1. A portable amplification unit comprises:

an amplifier cartridge;

an amplification assembly;

a speaker;

the amplifier cartridge comprising a cartridge casing and a signal-in port;

the amplification assembly comprising a power amplifier circuit, a pre-amplifier circuit, and a power source;

the signal-in port being positioned through the cartridge casing;

the signal-in port being connected to the cartridge casing;

the power amplifier circuit, the pre-amplifier circuit, and the power source being positioned within the cartridge casing;

the pre-amplifier circuit being electrically connected to the power source, the power amplifier circuit, and the signal-in port;

the power amplifier circuit being electrically connected to the power source and the speaker; and

the speaker being mounted into the cartridge casing.

2. The portable amplification unit as claimed in claim 1 comprises:

the amplifier cartridge further comprising a retention port;

the retention port being positioned through the cartridge casing;

the retention port being connected to the cartridge casing; and

the retention port being positioned adjacent to the signal-in port.

3. The portable amplification unit as claimed in claim 1 comprises:

the amplifier cartridge further comprising an output port;

the output port being positioned through the cartridge casing;

the output port being connected to the cartridge casing; and

the power amplifier being electrically connected to the output port.

4. The portable amplification unit as claimed in claim 1 comprises:

the amplifier cartridge further comprising an input port;

the input port being positioned through the cartridge casing; and

the input port being connected to the cartridge casing.

5. The portable amplification unit as claimed in claim 4 comprises:

the input port being electrically connected to the speaker.

6. The portable amplification unit as claimed in claim 4 comprises:

the input port being electrically connected to the pre-amplifier circuit.

7. The portable amplification unit as claimed in claim 1 comprises:

the amplifier cartridge further comprising an at least one amplifier control;

the at least one amplifier control being externally positioned on the cartridge casing; and

the at least one amplifier control being electrically connected to the amplification assembly.

8. The portable amplification unit as claimed in claim 7 comprises:

the at least one amplifier control comprising a master volume control;

the master volume control being electrically connected to the power amplifier circuit; and

the master volume control being rotatably connected to the cartridge casing.
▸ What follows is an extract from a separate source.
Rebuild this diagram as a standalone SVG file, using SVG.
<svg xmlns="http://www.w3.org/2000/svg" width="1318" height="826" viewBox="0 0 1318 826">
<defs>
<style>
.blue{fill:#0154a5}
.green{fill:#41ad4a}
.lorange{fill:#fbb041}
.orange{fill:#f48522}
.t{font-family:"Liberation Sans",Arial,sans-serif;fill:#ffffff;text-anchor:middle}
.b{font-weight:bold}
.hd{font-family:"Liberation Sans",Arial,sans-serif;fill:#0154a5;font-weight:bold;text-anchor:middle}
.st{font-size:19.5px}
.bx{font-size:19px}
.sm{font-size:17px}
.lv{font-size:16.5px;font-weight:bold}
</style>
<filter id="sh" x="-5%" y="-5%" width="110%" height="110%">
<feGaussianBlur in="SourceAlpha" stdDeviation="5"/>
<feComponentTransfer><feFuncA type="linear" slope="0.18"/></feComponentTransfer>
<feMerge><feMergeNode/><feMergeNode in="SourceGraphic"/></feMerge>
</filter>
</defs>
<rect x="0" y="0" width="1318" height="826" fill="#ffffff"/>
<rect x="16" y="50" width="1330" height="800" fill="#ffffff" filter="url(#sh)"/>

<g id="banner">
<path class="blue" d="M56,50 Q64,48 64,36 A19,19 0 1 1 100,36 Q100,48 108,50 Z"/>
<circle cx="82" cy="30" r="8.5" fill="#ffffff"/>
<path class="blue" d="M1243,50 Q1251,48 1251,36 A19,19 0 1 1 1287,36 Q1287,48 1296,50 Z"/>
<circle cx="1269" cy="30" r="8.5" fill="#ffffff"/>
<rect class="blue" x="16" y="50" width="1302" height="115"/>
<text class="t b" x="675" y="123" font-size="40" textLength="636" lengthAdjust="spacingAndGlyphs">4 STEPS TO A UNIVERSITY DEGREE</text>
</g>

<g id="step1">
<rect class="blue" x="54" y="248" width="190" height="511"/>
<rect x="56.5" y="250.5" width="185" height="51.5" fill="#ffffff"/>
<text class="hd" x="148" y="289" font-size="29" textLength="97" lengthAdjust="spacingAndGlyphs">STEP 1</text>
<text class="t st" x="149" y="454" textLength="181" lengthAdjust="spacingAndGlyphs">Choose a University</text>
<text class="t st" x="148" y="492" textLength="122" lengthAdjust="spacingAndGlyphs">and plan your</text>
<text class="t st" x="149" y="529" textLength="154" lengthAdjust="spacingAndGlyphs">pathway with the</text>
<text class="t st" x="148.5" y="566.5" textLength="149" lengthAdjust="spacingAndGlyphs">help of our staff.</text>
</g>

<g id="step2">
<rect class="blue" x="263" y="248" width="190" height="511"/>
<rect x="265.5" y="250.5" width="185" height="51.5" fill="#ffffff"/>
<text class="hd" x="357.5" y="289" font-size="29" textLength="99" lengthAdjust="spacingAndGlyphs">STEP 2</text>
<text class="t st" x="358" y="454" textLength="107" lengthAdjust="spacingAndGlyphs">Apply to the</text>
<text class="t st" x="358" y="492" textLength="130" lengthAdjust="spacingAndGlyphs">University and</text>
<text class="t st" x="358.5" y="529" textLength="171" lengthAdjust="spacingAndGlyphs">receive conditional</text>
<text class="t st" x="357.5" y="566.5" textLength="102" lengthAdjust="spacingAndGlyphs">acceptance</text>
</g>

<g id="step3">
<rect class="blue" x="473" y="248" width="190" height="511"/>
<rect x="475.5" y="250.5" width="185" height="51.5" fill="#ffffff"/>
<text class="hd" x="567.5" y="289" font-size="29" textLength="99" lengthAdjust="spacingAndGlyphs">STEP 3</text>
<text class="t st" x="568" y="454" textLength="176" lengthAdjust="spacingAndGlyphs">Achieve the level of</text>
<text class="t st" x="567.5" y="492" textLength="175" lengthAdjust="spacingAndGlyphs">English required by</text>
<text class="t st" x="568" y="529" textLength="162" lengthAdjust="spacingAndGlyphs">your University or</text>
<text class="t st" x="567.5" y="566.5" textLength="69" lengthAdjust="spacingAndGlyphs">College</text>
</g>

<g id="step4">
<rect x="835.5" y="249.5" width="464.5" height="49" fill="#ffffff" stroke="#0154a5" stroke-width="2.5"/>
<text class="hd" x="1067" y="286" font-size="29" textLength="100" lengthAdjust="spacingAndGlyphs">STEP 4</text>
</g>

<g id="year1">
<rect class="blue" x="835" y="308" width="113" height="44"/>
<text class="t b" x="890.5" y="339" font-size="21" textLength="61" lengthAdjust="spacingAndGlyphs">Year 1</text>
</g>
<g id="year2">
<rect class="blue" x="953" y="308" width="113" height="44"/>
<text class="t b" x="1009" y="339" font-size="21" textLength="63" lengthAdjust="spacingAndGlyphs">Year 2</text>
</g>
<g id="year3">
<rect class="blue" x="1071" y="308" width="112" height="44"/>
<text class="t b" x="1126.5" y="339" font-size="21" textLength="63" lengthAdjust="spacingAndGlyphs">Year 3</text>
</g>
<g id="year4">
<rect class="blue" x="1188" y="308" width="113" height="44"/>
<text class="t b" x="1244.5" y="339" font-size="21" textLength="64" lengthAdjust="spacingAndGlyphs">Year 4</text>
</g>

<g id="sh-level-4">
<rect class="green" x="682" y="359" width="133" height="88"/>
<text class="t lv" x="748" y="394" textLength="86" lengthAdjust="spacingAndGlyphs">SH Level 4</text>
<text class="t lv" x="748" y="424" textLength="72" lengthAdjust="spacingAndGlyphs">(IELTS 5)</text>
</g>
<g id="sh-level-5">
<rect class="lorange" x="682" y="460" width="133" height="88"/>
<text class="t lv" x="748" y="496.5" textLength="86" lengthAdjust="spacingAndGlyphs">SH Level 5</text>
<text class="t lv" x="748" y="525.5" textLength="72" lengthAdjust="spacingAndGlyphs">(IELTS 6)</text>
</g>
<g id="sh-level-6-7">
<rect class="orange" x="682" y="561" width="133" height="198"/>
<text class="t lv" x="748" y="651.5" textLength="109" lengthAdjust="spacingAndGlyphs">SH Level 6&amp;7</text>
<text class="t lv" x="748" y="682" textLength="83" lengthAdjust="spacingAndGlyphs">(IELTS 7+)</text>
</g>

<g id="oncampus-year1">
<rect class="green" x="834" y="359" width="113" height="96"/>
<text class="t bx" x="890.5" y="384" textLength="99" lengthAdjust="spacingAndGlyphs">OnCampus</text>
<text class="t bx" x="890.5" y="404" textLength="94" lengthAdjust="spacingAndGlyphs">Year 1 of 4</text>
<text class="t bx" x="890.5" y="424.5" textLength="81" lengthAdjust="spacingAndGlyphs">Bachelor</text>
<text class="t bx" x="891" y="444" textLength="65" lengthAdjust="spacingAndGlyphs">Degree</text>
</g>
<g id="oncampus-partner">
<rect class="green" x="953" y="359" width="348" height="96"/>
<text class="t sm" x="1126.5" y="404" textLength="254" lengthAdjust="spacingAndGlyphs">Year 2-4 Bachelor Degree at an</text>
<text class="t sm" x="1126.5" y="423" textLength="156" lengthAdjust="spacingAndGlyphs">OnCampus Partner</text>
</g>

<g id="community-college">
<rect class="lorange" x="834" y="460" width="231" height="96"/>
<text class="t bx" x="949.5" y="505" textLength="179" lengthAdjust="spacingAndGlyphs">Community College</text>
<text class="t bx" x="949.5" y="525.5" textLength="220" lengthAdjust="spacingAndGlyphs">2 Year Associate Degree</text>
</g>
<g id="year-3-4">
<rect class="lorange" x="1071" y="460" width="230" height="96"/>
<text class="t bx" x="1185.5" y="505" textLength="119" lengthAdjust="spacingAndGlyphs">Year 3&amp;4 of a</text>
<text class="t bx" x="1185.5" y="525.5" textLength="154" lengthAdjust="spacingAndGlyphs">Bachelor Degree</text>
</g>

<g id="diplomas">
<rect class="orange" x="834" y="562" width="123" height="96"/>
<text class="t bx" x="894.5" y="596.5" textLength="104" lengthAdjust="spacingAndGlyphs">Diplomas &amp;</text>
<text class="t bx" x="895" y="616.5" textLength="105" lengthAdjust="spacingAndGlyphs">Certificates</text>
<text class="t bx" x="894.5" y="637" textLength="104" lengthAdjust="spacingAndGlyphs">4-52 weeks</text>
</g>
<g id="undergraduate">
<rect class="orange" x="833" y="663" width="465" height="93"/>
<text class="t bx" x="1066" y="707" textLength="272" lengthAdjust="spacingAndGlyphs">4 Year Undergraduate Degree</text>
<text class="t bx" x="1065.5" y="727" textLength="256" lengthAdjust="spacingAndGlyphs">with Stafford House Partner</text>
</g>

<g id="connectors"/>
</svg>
9. The portable amplification unit as claimed in claim 7 comprises:

the at least one amplifier control comprising a pre-amp control;

the pre-amp control being electrically connected to the pre-amplifier circuit;

the pre-amp control being rotatably connected to the cartridge casing.

10. The portable amplification unit as claimed in claim 7 comprises:

the at least one amplifier control comprising a channel switch; and

the channel switch being electrically connected in between the signal-in port and both of the pre-amplifier circuit and the power amplifier circuit.
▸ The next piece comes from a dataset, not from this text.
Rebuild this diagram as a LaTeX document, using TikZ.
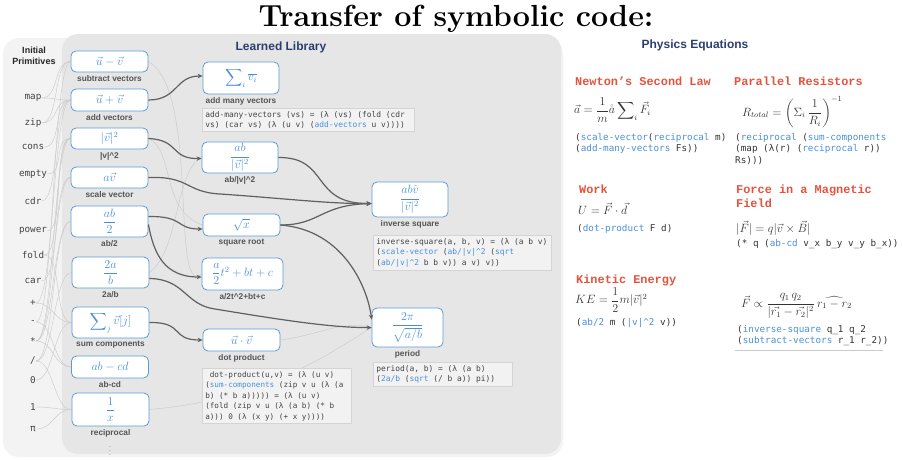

11. The portable amplification unit as claimed in claim 7 comprises:

the at least one amplifier control comprising a power switch; and

the power switch being electrically connected in between the power source and both of the pre-amplifier circuit and the power amplifier circuit.
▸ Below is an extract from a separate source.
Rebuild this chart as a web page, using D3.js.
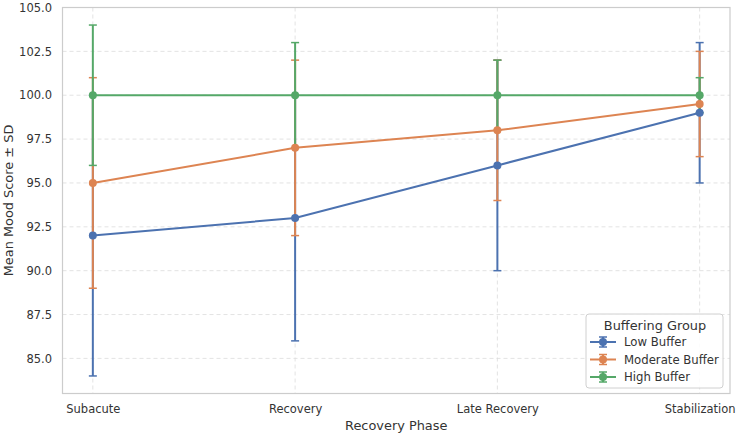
<!DOCTYPE html>
<html><head><meta charset="utf-8">
<script src="https://cdn.jsdelivr.net/npm/d3@7"></script>
<style>body{margin:0;background:#fff}svg{display:block}text{font-family:"DejaVu Sans",sans-serif}</style>
</head><body><svg id="c" width="737" height="435"></svg>
<script>
const categories = ["Subacute", "Recovery", "Late Recovery", "Stabilization"];
const seriesNames = ["Low Buffer", "Moderate Buffer", "High Buffer"];
const lowMean = [92, 93, 96, 99];
const lowSD = [8, 7, 6, 4];
const modMean = [95, 97, 98, 99.5];
const modSD = [6, 5, 4, 3];
const highMean = [100, 100, 100, 100];
const highSD = [4, 3, 2, 1];
const yTicks = [85, 87.5, 90, 92.5, 95, 97.5, 100, 102.5, 105];
const colors = ["#4c72b0", "#dd8452", "#55a868"];

const series = [
  {name: seriesNames[0], mean: lowMean, sd: lowSD, color: colors[0]},
  {name: seriesNames[1], mean: modMean, sd: modSD, color: colors[1]},
  {name: seriesNames[2], mean: highMean, sd: highSD, color: colors[2]}
];

const svg = d3.select("#c");
const L = 62.5, R = 730, T = 7.5, B = 393.5;
const x = d3.scaleLinear().domain([-0.15, 3.15]).range([L, R]);
const y = d3.scaleLinear().domain([83, 105]).range([B, T]);
const TXT = "#333";

// grid
const g = svg.append("g");
g.selectAll(".gy").data(yTicks).enter().append("line")
  .attr("x1", L).attr("x2", R).attr("y1", d => y(d)).attr("y2", d => y(d))
  .attr("stroke", "#dcdcdc").attr("stroke-width", 0.8).attr("stroke-dasharray", "4,3");
g.selectAll(".gx").data(categories).enter().append("line")
  .attr("x1", (d, i) => x(i)).attr("x2", (d, i) => x(i)).attr("y1", T).attr("y2", B)
  .attr("stroke", "#dcdcdc").attr("stroke-width", 0.8).attr("stroke-dasharray", "4,3");

// axes
const yAxis = d3.axisLeft(y).tickValues(yTicks).tickFormat(d3.format(".1f")).tickSize(0).tickPadding(10.5);
const ya = svg.append("g").attr("transform", `translate(${L},0)`).call(yAxis);
ya.select(".domain").remove();
ya.selectAll("text").attr("font-size", 11.5).attr("fill", TXT).attr("font-family", "DejaVu Sans");
const xAxis = d3.axisBottom(x).tickValues([0, 1, 2, 3]).tickFormat(i => categories[i]).tickSize(0).tickPadding(11);
const xa = svg.append("g").attr("transform", `translate(0,${B})`).call(xAxis);
xa.select(".domain").remove();
xa.selectAll("text").attr("font-size", 11.5).attr("fill", TXT).attr("font-family", "DejaVu Sans");

// frame
svg.append("rect").attr("x", L).attr("y", T).attr("width", R - L).attr("height", B - T)
  .attr("fill", "none").attr("stroke", "#cccccc").attr("stroke-width", 1.2);

// error bars (all series first)
series.forEach(s => {
  const sg = svg.append("g");
  s.mean.forEach((m, i) => {
    const lo = m - s.sd[i], hi = m + s.sd[i], cx = x(i);
    sg.append("line").attr("x1", cx).attr("x2", cx).attr("y1", y(lo)).attr("y2", y(hi))
      .attr("stroke", s.color).attr("stroke-width", 2);
    [lo, hi].forEach(v => sg.append("line").attr("x1", cx - 4).attr("x2", cx + 4)
      .attr("y1", y(v)).attr("y2", y(v)).attr("stroke", s.color).attr("stroke-width", 1.5));
  });
});
// lines + markers
const line = d3.line().x((d, i) => x(i)).y(d => y(d));
series.forEach(s => {
  const sg = svg.append("g");
  sg.append("path").attr("d", line(s.mean)).attr("fill", "none")
    .attr("stroke", s.color).attr("stroke-width", 2);
  sg.selectAll("circle").data(s.mean).enter().append("circle")
    .attr("cx", (d, i) => x(i)).attr("cy", d => y(d)).attr("r", 4).attr("fill", s.color);
});

// axis titles
svg.append("text").attr("x", (L + R) / 2).attr("y", 430).attr("text-anchor", "middle")
  .attr("font-size", 12.9).attr("fill", TXT).text("Recovery Phase");
svg.append("text").attr("transform", `translate(13,${(T + B) / 2}) rotate(-90)`)
  .attr("text-anchor", "middle").attr("font-size", 12.9).attr("fill", TXT).text("Mean Mood Score ± SD");

// legend
const lg = svg.append("g").attr("transform", "translate(586,314)");
lg.append("rect").attr("width", 137).attr("height", 74).attr("rx", 3)
  .attr("fill", "#fff").attr("fill-opacity", 0.85).attr("stroke", "#d0d0d0");
lg.append("text").attr("x", 69).attr("y", 16).attr("text-anchor", "middle")
  .attr("font-size", 12.9).attr("fill", TXT).text("Buffering Group");
series.forEach((s, i) => {
  const yy = 28 + i * 17.5;
  lg.append("line").attr("x1", 4).attr("x2", 30).attr("y1", yy).attr("y2", yy)
    .attr("stroke", s.color).attr("stroke-width", 2);
  lg.append("line").attr("x1", 17).attr("x2", 17).attr("y1", yy - 5).attr("y2", yy + 5)
    .attr("stroke", s.color).attr("stroke-width", 2);
  [yy - 5, yy + 5].forEach(v => lg.append("line").attr("x1", 13).attr("x2", 21)
    .attr("y1", v).attr("y2", v).attr("stroke", s.color).attr("stroke-width", 1.5));
  lg.append("circle").attr("cx", 17).attr("cy", yy).attr("r", 4).attr("fill", s.color);
  lg.append("text").attr("x", 38).attr("y", yy + 4).attr("font-size", 11.7).attr("fill", TXT).text(s.name);
});
</script></body></html>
12. The portable amplification unit as claimed in claim 1 comprises:

a cartridge receiver;

the cartridge receiver comprising a receiver body and a signal-in terminal;

the signal-in terminal being connected to the receiver body;

the amplifier cartridge being attached to the cartridge receiver;

the signal-in terminal being positioned into the signal-in port; and

the signal-in terminal being electrically connected to the signal-in port.

13. The portable amplification unit as claimed in claim 12 comprises:

the amplifier cartridge further comprising a retention port;

the cartridge receiver further comprising a signal-out terminal;

the signal-out terminal being connected to the receiver body; and

the signal-out terminal being positioned into the retention port.

14. The portable amplification unit as claimed in claim 1 comprises:

a cartridge receiver;

the cartridge receiver comprising a receiver body, a receiving volume, and a signal-in terminal;

the receiving volume being positioned into the receiver body;

the signal-in terminal being positioned within the receiving volume; and

the cartridge casing being positioned into the receiving volume.

15. The portable amplification unit as claimed in claim 14 comprises:

the cartridge receiver further comprising a signal-out terminal;

the signal-out terminal being positioned adjacent to the signal-in terminal; and

the signal-out terminal being positioned within the receiving volume.

16. The portable amplification unit as claimed in claim 1 comprises:

a cartridge receiver;

the cartridge receiver comprising a receiver body, a first flange, a second flange, and a plurality of holes;

the first flange and the second flange being adjacently connected to the receiver body;

the first flange and the second flange being positioned opposite each other across the receiver body;

the plurality of holes traversing through both the first flange and the second flange; and

the amplifier cartridge being attached to the cartridge receiver.

17. The portable amplification unit as claimed in claim 1 comprises:

the amplification assembly further comprising an indicator; and

the indicator being electrically connected to the power source.